10 nov. 2014

Monnaie : Quand les CFA se refoulent

Même ayant une même valeur face à l’Euro, les FCFA de l’Afrique centrale et de l’Ouest ne peuvent être réciproquement utilisés.
Difficile pour un ressortissant de l’Afrique Centrale,  d’effectuer une quelconque opération commerciale avec le FCFA (franc des Communautés Financières d'Afrique)  dans   l’Union économique et monétaire ouest-africaine (Uemoa). Que ce soit au Togo, au Sénégal, en Côte d’Ivoire, au Mali, … le FCFA de l’Afrique Centrale n’est pas accepté  par les pays membres de  l’Uemoa, qui pourtant utilisent, aussi, le CFA.  Pour une transaction  financière, par exemple, il faut changer son FCFA de l’Afrique Centrale, avec celui de l’Afrique de l’Ouest. « Lors de mon premier voyage au Togo, j’avais près de 50 000 de FCFA utilisés au Cameroun. Aucun restaurant, aucun hôtel n’a voulu de mes billets. J’ai dû convertir en dollar pour pouvoir réaliser ce que j’avais à faire », se rappelle, déçu, Mathieu Kouam, commerçant. 
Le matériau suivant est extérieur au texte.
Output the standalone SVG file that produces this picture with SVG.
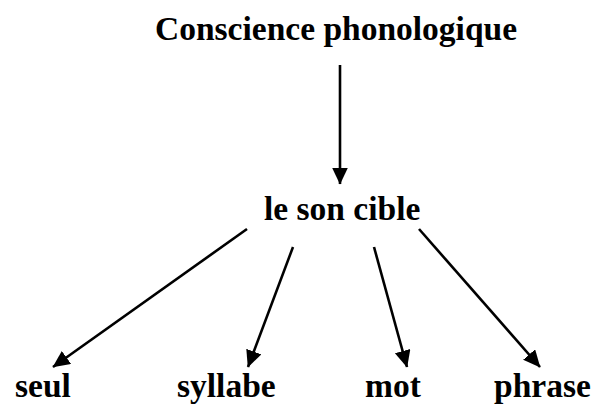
<svg xmlns="http://www.w3.org/2000/svg" width="593" height="404" viewBox="0 0 593 404">
  <style>
    .lbl { font-family: "Liberation Serif", "Times New Roman", serif; font-weight: bold; font-size: 33.5px; fill: #000; }
    .edge { stroke: #000; stroke-width: 2.6; fill: none; marker-end: url(#head); }
  </style>
  <defs>
    <!-- solid triangular arrowhead, tip at the line end -->
    <marker id="head" markerUnits="userSpaceOnUse" markerWidth="19" markerHeight="17" refX="16.5" refY="8" orient="auto">
      <path d="M0,0 L17,8 L0,16 Z" fill="#000"/>
    </marker>
  </defs>
  <rect width="593" height="404" fill="#fff"/>

  <g id="connectors">
    <line class="edge" x1="340" y1="65" x2="340" y2="184"/>
    <line class="edge" x1="247" y1="229" x2="53" y2="367"/>
    <line class="edge" x1="293" y1="247" x2="248" y2="367"/>
    <line class="edge" x1="374" y1="247" x2="407" y2="367"/>
    <line class="edge" x1="419" y1="229" x2="540" y2="367"/>
  </g>

  <g id="conscience"><text class="lbl" x="155" y="40">Conscience phonologique</text></g>
  <g id="son-cible"><text class="lbl" x="264" y="220">le son cible</text></g>
  <g id="seul"><text class="lbl" x="15" y="397">seul</text></g>
  <g id="syllabe"><text class="lbl" x="177" y="397">syllabe</text></g>
  <g id="mot"><text class="lbl" x="365" y="397">mot</text></g>
  <g id="phrase"><text class="lbl" x="494" y="397">phrase</text></g>
</svg>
En effet,  même si le FCFA de la Communauté économique et monétaire de l’Afrique centrale (Cemac) et celui de l’Uemoa ont la même valeur par rapport à l’euro, il est impossible de payer sa baguette de pain à Douala, au Cameroun, avec la pièce de 100 FCFA émise par la Banque centrale des États d’Afrique de l’Ouest (Bceao), et vice-versa. La réticence est perceptible dans les grandes surfaces commerciales, les banques, les hôtels… Pour les responsables de ces structures, pas question de percevoir des FCFA qui ne sont pas émis par leurs banque centrales respectives. Mais, si l’on dispose de l’Euro ou du dollar, l’opération peut être réalisée sans soucis. « Nous avons un intérêt, car avec l’euro ou le dollar on peut facilement changer. Pourtant, si le client nous remet un FCFA de l’Afrique Centrale je ne sais même pas si une banque peut changer », explique une caissière à l’hôtel Djoloff au Sénégal.
Même son de cloche chez les artisans du marché HLM de Dakar au Sénégal. Ici, les commerçants sont prêts à prendre les Euros pour l’achat d’un pagne, en plus du FCFA de la zone Uemoa. Au moins, « il n’a pas de restriction comme avec le FCFA de l’Afrique Centrale. Après tout, l’Euro est une monnaie internationale et se change dans toutes les institutions bancaires. Pareil pour le dollar »,  indique Ousmane, vendeur de pagnes.  Au cours de la rencontre des patronats de l’Afrique de l’Ouest et de l’Afrique Centrale, à Douala au Cameroun, plusieurs patrons ont confié que même lors des éventuelles opérations d’exportations entre les pays de ces régions,  le paiement ne peut point se faire avec les deux FCFA. « Nous devons toujours payer nos partenaires Ouest Africain en Euro, avant qu’ils ne le convertissent en leur FCFA. Par conséquent, en cas de fluctuation de l’Euro et les autres monnaies étrangères, les recettes d’exportation de nos régions fluctuent également », explique Gilles-Gilbert Gresenguet, président de l’Union nationale du patronat africain en République centrafricaine.
Cette situation de non interchangeabilité, dure depuis plus d’une décennie entre l’Afrique de l’Ouest et l’Afrique Centrale. Puisque, c’est en septembre 1993 que l’interchangeabilité et la convertibilité ont été supprimées par les banques centrales des deux régions. Et, comme l’explique Gérard Biboum, économiste, cette suppression de l’interchangeabilité avait été soutenue par certains dirigeants de l’Afrique Centrale, car ceux-ci pensaient que le franc CFA de leur région, mieux lotie en ressources naturelles, vaudrait un jour plus cher que celui d’Afrique de l’Ouest. Mais, rien n’a changé depuis lors et les deux FCFA ont toujours la même valeur.